Georgetown is a village in the Sirhowy Valley in Blaenau Gwent. It belongs in the ward of Georgetown.

It is located 0.59 mi south of Tredegar and 1.42 mi west of Ebbw Vale. It is 16.17 mi north of Newport. The A4048 runs near to the village. The population of the ward is 3,410 which represents the whole Georgetown ward.

== Village today ==
Facilities in Georgetown include a Community Centre, a Gospel Hall, a Methodist church, a congressional Church, Rhyd Hall pub, a Chinese restaurant, and a small supermarket. The area is covered by Georgetown Primary School and Tredegar Comprehensive School. The Tredegar Leisure Centre is nearby as well as the World War I memorial site. The Sirhowy River runs adjacent to the village.

In 2019 the town received National Lottery Charitable funding for a not-for-profit outlet providing low income families in the community with re-purposed clothing, toiletries, and toys worth £8,780.

== Transport ==
The village is a 12-minute walk, and 0.6 mi from Tredegar where Tredegar bus station offers services to Ebbw Vale Town railway station as well as buses to Newport, and local villages.

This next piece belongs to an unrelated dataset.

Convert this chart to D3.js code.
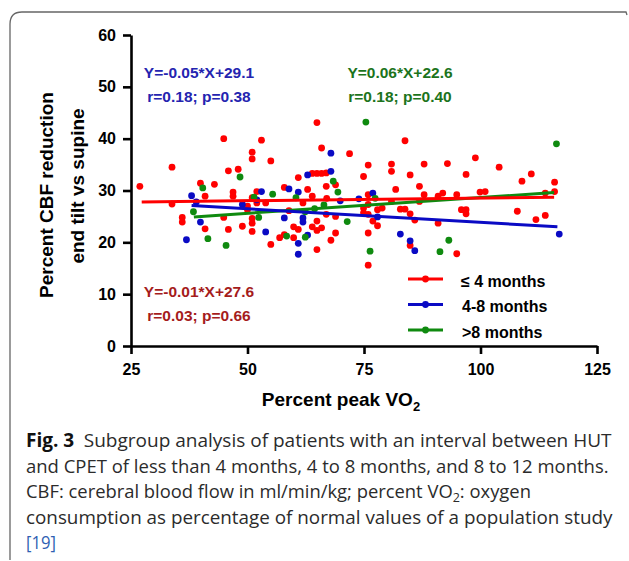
<!DOCTYPE html>
<html>
<head>
<meta charset="utf-8">
<script src="https://cdn.jsdelivr.net/npm/d3@7"></script>
<style>
  body { margin: 0; background: #fff; }
  svg { display: block; }
  .axis path, .axis line { stroke: #000; stroke-width: 2.6; }
  .axis text { font: bold 16px "Liberation Sans", Arial, sans-serif; fill: #000; }
  .axis-label { font: bold 19px "Liberation Sans", Arial, sans-serif; fill: #000; }
  .stat { font: bold 15.5px "Liberation Sans", Arial, sans-serif; text-anchor: middle; }
  .legend-text { font: bold 16px "Liberation Sans", Arial, sans-serif; fill: #000; }
  .caption { font: 19px "Open Sans", "Noto Sans", sans-serif; fill: #2b2b2b; }
</style>
</head>
<body>
<div class="chart-container"></div>
<script>
var totalWidth = 629;
var totalHeight = 561;

// ticks
var xTicks = [25, 50, 75, 100, 125];
var yTicks = [0, 10, 20, 30, 40, 50, 60];

// groups: interval between HUT and CPET
var groupNames = ['\u2264 4 months', '4-8 months', '>8 months'];
var groupColors = ['#ff0000', '#0a0ac4', '#0f8a0f'];
var statColors = ['#a51c1c', '#2424b0', '#1c741c'];

// [percent peak VO2, percent CBF reduction]
var le4Points = [
  [26.9,30.8],[33.8,34.5],[33.8,27.4],[36.0,24.8],[36.0,23.9],[39.9,31.4],[40.9,28.9],[40.9,22.6],
  [42.9,31.2],[44.9,40.0],[44.9,24.8],[45.9,33.8],[45.9,22.5],[46.9,29.7],[46.9,28.9],[48.0,34.1],
  [48.9,23.1],[50.0,27.0],[50.0,26.3],[51.0,37.4],[51.0,36.1],[51.0,28.6],[51.0,24.6],[51.0,23.7],
  [51.0,22.1],[52.0,29.8],[52.0,27.6],[53.0,39.7],[53.9,27.6],[55.0,35.7],[55.0,19.6],[56.9,20.9],
  [57.9,30.6],[57.9,21.5],[58.9,26.1],[59.9,23.0],[59.9,20.9],[60.9,32.5],[60.9,22.5],[61.9,27.6],
  [62.9,30.2],[63.9,33.3],[63.9,28.9],[63.9,23.0],[64.9,33.3],[65.9,33.3],[66.9,33.4],[64.9,43.1],
  [64.9,24.1],[64.9,22.3],[64.9,18.6],[65.9,38.2],[65.9,22.8],[66.9,25.4],[66.9,30.8],[67.0,28.5],
  [67.9,20.4],[68.9,31.1],[68.9,25.0],[68.9,21.8],[71.9,37.1],[74.9,32.7],[74.9,26.6],[74.9,25.7],
  [75.9,34.9],[75.9,29.2],[75.9,27.3],[75.9,25.4],[75.9,21.8],[75.9,15.6],[76.9,24.1],[77.9,23.2],
  [77.9,26.3],[78.9,26.6],[80.9,35.1],[80.9,33.7],[80.9,27.9],[81.8,30.2],[82.8,26.4],[83.8,39.6],
  [83.8,26.4],[84.9,33.0],[84.9,25.5],[84.9,19.4],[85.9,24.3],[86.9,30.8],[86.9,27.9],[87.9,35.1],
  [87.9,29.2],[90.9,23.7],[90.9,28.9],[91.9,29.5],[92.9,35.2],[94.9,29.2],[94.9,17.8],[95.9,26.3],
  [96.9,33.1],[96.9,26.3],[96.9,25.5],[98.9,36.3],[99.9,29.7],[101.0,29.8],[104.0,34.5],[107.9,26.0],
  [108.9,31.8],[110.9,33.2],[111.9,24.4],[113.9,25.2],[113.9,29.5],[115.9,31.6],[115.9,29.8]
];
var mid48Points = [
  [36.9,20.5],[38.0,29.0],[39.0,27.8],[39.9,23.9],[48.9,27.3],[52.0,28.2],[53.0,29.8],[53.9,22.0],
  [57.9,24.7],[58.9,30.3],[60.9,29.7],[60.9,19.8],[60.9,17.7],[61.9,24.7],[61.9,23.9],[62.9,33.0],
  [62.9,21.4],[67.9,37.2],[67.9,33.7],[69.9,28.0],[73.9,28.4],[76.9,29.5],[77.9,24.9],[82.8,21.6],
  [84.9,20.3],[85.9,18.4],[116.9,21.6]
];
var gt8Points = [
  [38.4,25.9],[40.4,30.5],[41.5,20.7],[45.4,19.4],[48.4,32.6],[51.4,28.7],[52.4,24.8],[55.4,29.3],
  [58.4,21.2],[60.4,28.6],[62.4,25.9],[62.4,21.0],[64.4,26.5],[66.4,27.2],[68.4,31.8],[69.4,29.7],
  [71.4,24.0],[75.4,43.2],[76.3,18.3],[77.4,28.5],[91.3,18.2],[93.2,20.4],[116.3,39.0]
];

// fitted lines as drawn: [[x0, y0], [x1, y1]]
var fitLines = [
  [[27.3, 27.8], [115.8, 28.7]],
  [[38.0, 27.1], [116.5, 23.0]],
  [[38.5, 24.9], [115.8, 29.6]]
];

var statLines = [
  ['Y=-0.01*X+27.6', 'r=0.03; p=0.66'],
  ['Y=-0.05*X+29.1', 'r=0.18; p=0.38'],
  ['Y=0.06*X+22.6', 'r=0.18; p=0.40']
];

var svg = d3.select('.chart-container').append('svg')
  .attr('width', totalWidth)
  .attr('height', totalHeight);

// figure frame (top + left edge, rounded corner)
svg.append('path')
  .attr('d', 'M627,15 L626,12 L22,12 Q10,12 10,24 L10,560')
  .attr('fill', 'none')
  .attr('stroke', '#666')
  .attr('stroke-width', 1.3);

var x = d3.scaleLinear().domain([25, 125]).range([131, 597]);
var y = d3.scaleLinear().domain([0, 60]).range([346, 35]);

var gX = svg.append('g')
  .attr('class', 'axis')
  .attr('transform', `translate(0, ${y(0)})`)
  .call(d3.axisBottom(x).tickValues(xTicks).tickSize(8).tickSizeOuter(0).tickPadding(6));
gX.selectAll('text').attr('dy', '0.95em');

var gY = svg.append('g')
  .attr('class', 'axis')
  .attr('transform', `translate(${x(25)}, 0)`)
  .call(d3.axisLeft(y).tickValues(yTicks).tickSize(8).tickSizeOuter(0).tickPadding(7));

// points
var groups = [le4Points, mid48Points, gt8Points];
groups.forEach(function(pts, i) {
  svg.append('g').selectAll('circle')
    .data(pts).enter()
    .append('circle')
      .attr('cx', d => x(d[0]))
      .attr('cy', d => y(d[1]))
      .attr('r', 3.4)
      .attr('fill', groupColors[i]);
});

// regression lines
[2, 1, 0].forEach(function(i) {
  svg.append('line')
    .attr('x1', x(fitLines[i][0][0])).attr('y1', y(fitLines[i][0][1]))
    .attr('x2', x(fitLines[i][1][0])).attr('y2', y(fitLines[i][1][1]))
    .attr('stroke', groupColors[i])
    .attr('stroke-width', 3);
});

// equations
var statPos = [[199, 297], [199, 78], [400, 78]];
statLines.forEach(function(lines, i) {
  var t = svg.append('text')
    .attr('class', 'stat')
    .attr('fill', statColors[i]);
  lines.forEach(function(s, j) {
    t.append('tspan')
      .attr('x', statPos[i][0])
      .attr('y', statPos[i][1] + j * 24)
      .text(s);
  });
});

// legend
var legend = svg.append('g').attr('transform', 'translate(408, 279)');
groupNames.forEach(function(name, i) {
  var row = legend.append('g').attr('transform', `translate(0, ${i * 25.5})`);
  row.append('line')
    .attr('x1', 0).attr('x2', 35)
    .attr('stroke', groupColors[i])
    .attr('stroke-width', 3);
  row.append('circle')
    .attr('cx', 17.5).attr('r', 3.4)
    .attr('fill', groupColors[i]);
  row.append('text')
    .attr('class', 'legend-text')
    .attr('x', i === 0 ? 53 : 54)
    .attr('y', 7.5)
    .text(name);
});

// axis labels
var xl = svg.append('text')
  .attr('class', 'axis-label')
  .attr('x', 341)
  .attr('y', 406)
  .attr('text-anchor', 'middle');
xl.append('tspan').text('Percent peak VO');
xl.append('tspan').attr('dy', 5).attr('font-size', 13).text('2');

svg.append('text')
  .attr('class', 'axis-label')
  .attr('text-anchor', 'middle')
  .attr('transform', 'translate(53, 195) rotate(-90)')
  .text('Percent CBF reduction');
svg.append('text')
  .attr('class', 'axis-label')
  .attr('text-anchor', 'middle')
  .attr('transform', 'translate(84, 186) rotate(-90)')
  .text('end tilt vs supine');

/*
 * Caption: each line squeezed horizontally to the reference width
 */
var cap = svg.append('g').attr('class', 'caption');

function captionLine(yPos, targetWidth, build) {
  var g = cap.append('g');
  var t = g.append('text');
  build(t);
  var w = t.node().getComputedTextLength();
  g.attr('transform', `translate(26, ${yPos}) scale(${targetWidth / w}, 1)`);
  return t;
}

captionLine(447, 586, function(t) {
  t.append('tspan').attr('font-weight', 'bold').attr('fill', '#111').text('Fig. 3');
  t.append('tspan').text('\u2002Subgroup analysis of patients with an interval between HUT');
});
captionLine(472.5, 583, function(t) {
  t.text('and CPET of less than 4 months, 4 to 8 months, and 8 to 12 months.');
});
captionLine(498, 505, function(t) {
  t.append('tspan').text('CBF: cerebral blood flow in ml/min/kg; percent VO');
  t.append('tspan').attr('baseline-shift', '-4').attr('font-size', 13).text('2');
  t.append('tspan').text(': oxygen');
});
captionLine(523.5, 587, function(t) {
  t.text('consumption as percentage of normal values of a population study');
});
captionLine(549, 30, function(t) {
  t.attr('fill', '#2f5fb3').text('[19]');
});
</script>
</body>
</html>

The town is on the route between Newport and Ebbw Vale/Tredegar which provides connections to Stagecoach South Wales services:

- 97 (Ebbw Vale)
- 56 (Newport-Tredegar)
- 97 (Ebbw Vale)
- E11 (Ebbw Vale)

== Governance ==
The Georgetown electoral ward serves the village. The ward is represented by Councillors John C Morgan (Georgetown, Lab) and Keith Hayden (Georgetown, Lab).

The area is represented in the Senedd by Alun Davies (Labour) and the Member of Parliament is Nick Smith (Labour).